İki gündür gazi meclis bünyesinde yaşanmakta olan olaylar ülkemiz adına tam bir yüz karası olup
birinci olayda kendini bilmez bir milletvekili bir diğer milletvekiline şuursuzca saldırıp darp ederken
bir gün sonra bir başka partinin genel başkanı olan milletvekili makam odasında bıçaklanmıştır. İki
gün önceki yazımda siyasi barış derken bunların yaşanmamasını ve siyasi birlikteliğin sağlanması
gerektiğini anlatmaya çalışmıştım. Millet adına milletimizi temsil etmek ve ülke sorunlarına çözüm
getirmek amacıyla yüce meclise gönderilen bu şahıslar TBMM’yi arenaya çevirmişlerdir. Seçimin
Görsel Medyada yayınlanan görüntülerden de anlaşılacağı gibi malum kişi adeta düşmanca yumruk atmakta ve bundan da pişman olmadığını bu sebeple özür de dilemeyeceğini açıkça beyan
etmektedir. Buradan da anlaşılacağı gibi yüce meclise gönderilen milletvekilleri gerek psikolojik açıdan gerekse de insani açıdan sağlam irade sahibi kişilerden olmalıdır. Yüce mecliste milletin adına bulunduklarını ve onları temsil ettiklerini asla unutmamalıdırlar. Zira gazi meclis de Ulu önder Mustafa Kemal Atatürk’ünde söylediği gibi Hakimiyet Kayıtsız şartsız Milletindir. Milletvekilleri belirli bir süre için millet tarafından seçilerek kendilerini temsil etmek üzere yüce meclise gönderilir başarılı olmaları halinde tekrar seçilirler.
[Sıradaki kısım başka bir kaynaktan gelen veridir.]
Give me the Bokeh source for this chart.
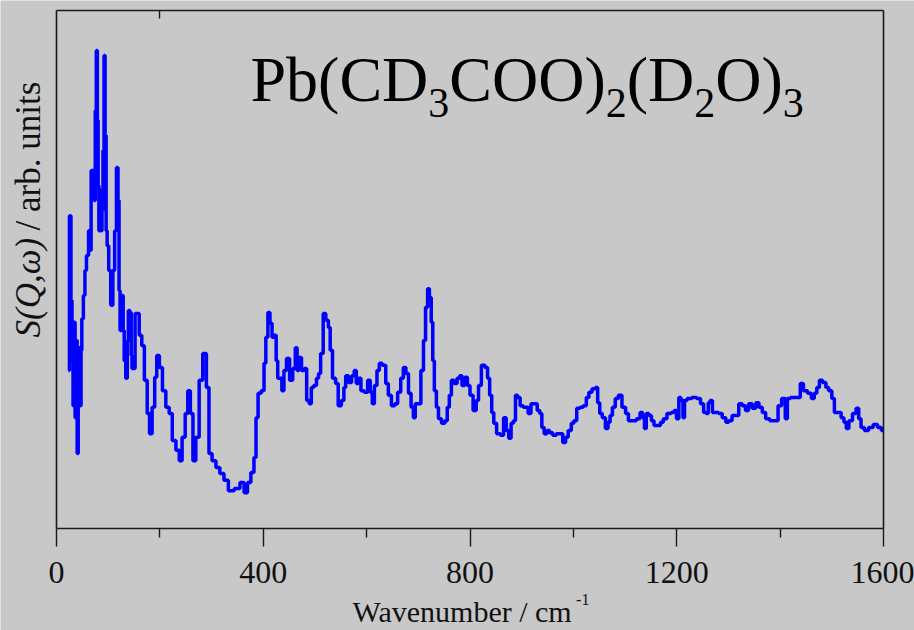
import math
from bokeh.plotting import figure
from bokeh.models import Range1d, FixedTicker, LinearAxis, Label
from bokeh.embed import file_html
from bokeh.resources import INLINE

# ---- data (wavenumber in cm^-1, intensity in arb. units) ----
wavenumber = [
    23, 27, 29, 31, 33, 35, 37, 39, 41, 43, 45, 47, 48, 50, 54, 56, 60, 64, 66, 68,
    72, 74, 76, 78, 80, 81, 83, 85, 87, 89, 91, 93, 95, 97, 99, 103, 107, 111, 114, 118,
    120, 122, 124, 128, 130, 132, 136, 138, 140, 144, 145, 147, 157, 163, 167, 173, 178, 182, 188, 192,
    196, 202, 208, 215, 221, 227, 235, 240, 246, 252, 256, 262, 266, 273, 279, 287, 293, 297, 305, 312,
    320, 328, 337, 351, 359, 367, 372, 380, 384, 388, 392, 400, 403, 407, 411, 415, 419, 423, 427, 429,
    434, 438, 442, 448, 454, 460, 464, 467, 471, 477, 481, 487, 491, 495, 500, 506, 508, 514, 518, 524,
    528, 531, 537, 543, 547, 555, 557, 562, 568, 574, 578, 582, 586, 592, 599, 605, 609, 613, 617, 623,
    626, 634, 640, 644, 652, 657, 663, 669, 673, 679, 683, 689, 692, 696, 702, 708, 712, 716, 720, 723,
    727, 729, 733, 737, 741, 749, 754, 758, 762, 766, 772, 778, 782, 787, 793, 797, 803, 809, 815, 818,
    826, 832, 836, 840, 844, 848, 855, 863, 867, 873, 877, 882, 886, 890, 894, 900, 906, 910, 915, 921,
    927, 933, 937, 941, 946, 952, 956, 964, 970, 976, 983, 987, 993, 999, 1003, 1010, 1016, 1022, 1028, 1032,
    1040, 1045, 1049, 1053, 1059, 1065, 1069, 1073, 1078, 1084, 1090, 1098, 1104, 1109, 1117, 1127, 1131, 1137, 1138, 1144,
    1148, 1154, 1158, 1166, 1171, 1177, 1185, 1193, 1197, 1202, 1206, 1210, 1214, 1216, 1224, 1234, 1243, 1249, 1255, 1259,
    1263, 1266, 1272, 1278, 1284, 1292, 1298, 1303, 1311, 1317, 1323, 1330, 1336, 1342, 1350, 1356, 1362, 1369, 1375, 1385,
    1394, 1398, 1408, 1412, 1416, 1424, 1437, 1441, 1449, 1457, 1464, 1468, 1474, 1478, 1486, 1491, 1497, 1503, 1507, 1515,
    1521, 1526, 1530, 1536, 1544, 1550, 1554, 1559, 1567, 1575, 1585, 1592, 1600,
]
intensity = [
    30.5, 60.4, 44.0, 32.4, 23.7, 39.8, 21.4, 36.3, 14.5, 26.6, 34.9, 23.7, 34.4, 40.5, 45.0, 49.8, 52.7, 57.5, 53.7, 69.1,
    69.1, 63.3, 80.7, 92.3, 78.8, 66.2, 57.5, 65.3, 57.5, 61.4, 73.0, 91.3, 75.9, 57.5, 54.6, 49.8, 43.1, 49.8, 57.5, 69.7,
    63.3, 45.9, 38.2, 45.0, 38.2, 32.4, 29.0, 36.3, 42.1, 41.7, 33.4, 30.9, 41.5, 37.3, 35.3, 28.6, 22.2, 18.3, 23.4, 29.2,
    33.4, 31.1, 26.6, 23.4, 22.2, 17.0, 15.1, 13.1, 17.6, 22.2, 26.6, 22.2, 13.1, 17.6, 28.6, 33.8, 27.2, 14.5, 13.1, 11.8,
    10.6, 9.3, 7.3, 7.7, 8.9, 6.9, 8.9, 10.8, 13.7, 21.4, 26.1, 26.6, 31.9, 36.9, 41.7, 39.6, 36.9, 37.3, 32.4, 29.0,
    29.0, 26.6, 30.5, 32.8, 28.6, 30.9, 34.9, 30.5, 33.0, 30.5, 30.9, 24.7, 24.1, 27.2, 27.6, 29.0, 29.9, 33.8, 41.5, 40.2,
    38.8, 34.4, 29.0, 28.0, 23.7, 24.7, 27.2, 29.5, 28.2, 29.5, 30.5, 28.0, 29.0, 26.6, 26.3, 28.6, 26.3, 24.1, 27.6, 30.5,
    31.9, 31.5, 28.0, 25.7, 23.7, 24.1, 26.3, 29.0, 31.1, 29.9, 26.1, 23.4, 21.4, 24.1, 24.1, 30.5, 36.3, 42.7, 46.3, 44.6,
    39.8, 32.4, 26.6, 23.4, 21.2, 20.3, 20.8, 23.4, 25.7, 28.6, 28.0, 29.0, 29.5, 27.6, 29.2, 27.6, 25.7, 22.8, 24.7, 27.6,
    31.5, 31.1, 29.0, 25.7, 22.4, 20.3, 18.3, 18.0, 21.4, 18.9, 17.4, 20.3, 20.8, 25.7, 25.3, 23.7, 23.4, 23.4, 22.2, 24.1,
    24.1, 22.8, 22.2, 19.5, 18.3, 18.9, 18.5, 18.0, 18.3, 18.3, 16.6, 17.6, 18.9, 20.3, 20.8, 23.2, 23.4, 23.7, 25.3, 26.3,
    27.0, 27.2, 24.3, 22.2, 21.4, 19.3, 20.5, 21.8, 23.4, 25.1, 25.7, 23.4, 22.2, 20.8, 20.8, 21.2, 22.4, 21.4, 19.3, 22.2,
    21.8, 20.8, 19.9, 19.9, 20.5, 21.2, 22.2, 22.4, 22.8, 21.2, 25.3, 24.7, 21.4, 24.7, 25.1, 25.3, 25.1, 24.1, 22.4, 22.2,
    24.3, 24.7, 22.4, 22.4, 22.2, 21.4, 20.5, 20.8, 21.8, 21.8, 24.1, 23.7, 22.8, 24.1, 23.2, 24.3, 23.4, 22.4, 21.2, 20.8,
    20.8, 23.7, 25.1, 21.2, 25.1, 25.3, 25.3, 28.0, 26.6, 26.1, 25.1, 26.1, 27.2, 28.6, 28.2, 27.2, 26.6, 25.1, 22.4, 22.4,
    21.4, 20.5, 19.3, 20.8, 22.2, 23.2, 21.2, 19.5, 18.9, 19.5, 20.1, 19.5, 18.9,
]
x_major_ticks = [0, 400, 800, 1200, 1600]
x_minor_ticks = [200, 600, 1000, 1400]
top_ticks = [200]
x_min, x_max = 0, 1600
y_min, y_max = 0, 100
x_label_main = "Wavenumber / cm"
x_label_sup = "-1"
y_label_italic = "S(Q,\u03c9)"
y_label_rest = "/ arb. units"
title_parts = [("Pb(CD", False), ("3", True), ("COO)", False), ("2", True),
               ("(D", False), ("2", True), ("O)", False), ("3", True)]

# ---- layout (pixels) ----
W, H = 914, 630
box_left, box_right, box_top, box_bottom = 56, 883, 10, 528
BG = "#c8c8c8"
INK = "#1a1a1a"
FONT = "Liberation Serif"
SHIFT = 0.35  # anchor correction (fraction of font size) so that y is the text baseline

px_x = (box_right - box_left) / (x_max - x_min)
px_y = (box_bottom - box_top) / (y_max - y_min)
xr = Range1d(x_min - box_left / px_x, x_max + (W - box_right) / px_x)
yr = Range1d(y_min - (H - box_bottom) / px_y, y_max + box_top / px_y)

p = figure(width=W, height=H, x_range=xr, y_range=yr, output_backend="svg",
           toolbar_location=None, x_axis_location=None, y_axis_location=None, min_border=0)
p.min_border_left = p.min_border_right = p.min_border_top = p.min_border_bottom = 0
p.background_fill_color = BG
p.border_fill_color = BG
p.outline_line_color = None
p.grid.visible = False

# bottom axis
xa = LinearAxis(fixed_location=y_min, bounds=(x_min, x_max),
                ticker=FixedTicker(ticks=x_major_ticks, minor_ticks=x_minor_ticks))
xa.major_tick_out = 18
xa.major_tick_in = 0
xa.minor_tick_out = 9
xa.minor_tick_in = 0
xa.axis_line_color = INK
xa.axis_line_width = 1.6
xa.major_tick_line_color = INK
xa.major_tick_line_width = 1.4
xa.minor_tick_line_color = INK
xa.minor_tick_line_width = 1.4
xa.major_label_text_font = FONT
xa.major_label_text_font_size = "32px"
xa.major_label_text_color = "#111111"
xa.major_label_standoff = 15
p.add_layout(xa, "below")

# top frame line with its single inward tick
ta = LinearAxis(fixed_location=y_max, bounds=(x_min, x_max), ticker=FixedTicker(ticks=top_ticks),
                major_tick_in=8, major_tick_out=0, major_label_text_color=None,
                axis_line_color=INK, axis_line_width=1.6, major_tick_line_color=INK,
                major_tick_line_width=1.4, minor_tick_line_color=None)
p.add_layout(ta, "above")

# left and right frame lines (no ticks)
for loc, side in ((x_min, "left"), (x_max, "right")):
    ax = LinearAxis(fixed_location=loc, bounds=(y_min, y_max), ticker=FixedTicker(ticks=[]),
                    major_label_text_color=None, axis_line_color=INK, axis_line_width=1.6,
                    major_tick_line_color=None, minor_tick_line_color=None)
    p.add_layout(ax, side)

p.step(wavenumber, intensity, mode="center", line_color="#0000ff", line_width=3.5)


def text_label(txt, x, y_canvas, size, style="normal", angle=0.0):
    """Label whose alphabetic baseline sits at canvas row y_canvas (or column x for rotated)."""
    if angle:
        xs, ys = x - SHIFT * size, H - y_canvas
    else:
        xs, ys = x, H - y_canvas + SHIFT * size
    return Label(x=xs, y=ys, x_units="screen", y_units="screen", text=txt, text_font=FONT,
                 text_font_size=f"{size}px", text_font_style=style, text_color="#111111",
                 angle=angle, text_align="left", text_baseline="alphabetic")


# x-axis label with superscript
xl_size = 30
xl_x = 352
p.add_layout(text_label(x_label_main, xl_x, 621, xl_size))
p.add_layout(text_label(x_label_sup, xl_x + 7.387 * xl_size + 2, 605, 16))

# y-axis label (rotated): italic part + regular part
yl_size = 35
yl_start = 337
p.add_layout(text_label(y_label_italic, 40, yl_start, yl_size, "italic", math.pi / 2))
p.add_layout(text_label(y_label_rest, 40, yl_start - (2.81 + 0.25) * yl_size, yl_size,
                        "normal", math.pi / 2))

# title inside the plot, with subscripts
ADV = {"P": 0.556, "b": 0.5, "(": 0.333, ")": 0.333, "C": 0.667, "D": 0.722,
       "O": 0.722, "2": 0.5, "3": 0.5}
main_size, sub_size = 64, 42
cx = 250
for txt, is_sub in title_parts:
    size = sub_size if is_sub else main_size
    lab = text_label(txt, cx, 117 if is_sub else 101, size)
    lab.text_color = "#000000"
    p.add_layout(lab)
    cx += sum(ADV[c] for c in txt) * size

open("out.html", "w").write(file_html(p, INLINE))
Seçime yaklaştığımız bu günlerde tüm siyasi partiler birbirlerinin fikirlerine saygı göstermeli ve medeni bir şekilde tartışmalıdırlar. Tartışma yaparken de bu ülkenin hepimizin ülkesi olduğunu unutmadan etik kurallar çerçevesinde tartışmalı ve karşısındakinin de bu
memleketin insanı olduğunu unutmadan hemen onu vatan haini ve terörist ilan etmemelidir. Çünkü doğru tekdir bizlerde medenice tartışarak doğruları bulmak zorundayız. Seçimin bir bayrak yarışı olduğunu kaybedenin kazananı tebrik etmesi gerektiğini öğrenmek zorundayız. Seçime uygar bir şekilde hazırlanıp eşit şartlarda yarışarak ülkemiz için hangi siyasi parti hayırlı olacaksa onun kazanmasını temenni etmeliyiz. Bu günlerde tartışılan bir başka önemli konu da öğrencilere verilecek olan ücretsiz yemek
konusu. Büyük bir ekonomik krizle boğuşan ülkemizde halk oldukça büyük ekonomik kriz yaşamakta
ve çocuklarına yeterli beslenme sağlayamamaktadır. Bu çocuklar hepimizin çocuklarıdır. Onları en iyi
şekilde eğitmek ve beslemek hepimizin boynunun borcudur. Devlet ve kamu kuruluşları bu konuda elinden gelen desteği sağlamalı ve birbirlerine engel olmamalıdır. Yerel yönetimlerde bu konuda elinden gelen desteği sağlamalıdır. Yine son günlerde toplum olarak tartıştığımız bir başka yüz karası bir sorunda 6 yaşındaki
küçük bir kız çocuğunun 29 yaşındaki bir sapkınla evlendirilmesi ve 14 yaşına kadar bu kız çocuğunun bu sapık tarafından tecavüz edilmesi. Tarikat ve din adına yapılan bu çirkinlikler maalesef ülkemizde
zaman zaman yaşanmakta ve bu sapıklar cezasız kalmaktadır. Yıllar önce buna benzer başka bir olay
yaşanmış ve bu konularla ilgili yetkililerce bir defadan bir şey olmaz denilerek geçiştirilmiştir. Ne
diyelim Allah evlatlarımızı bu din bezirganlarından korusun.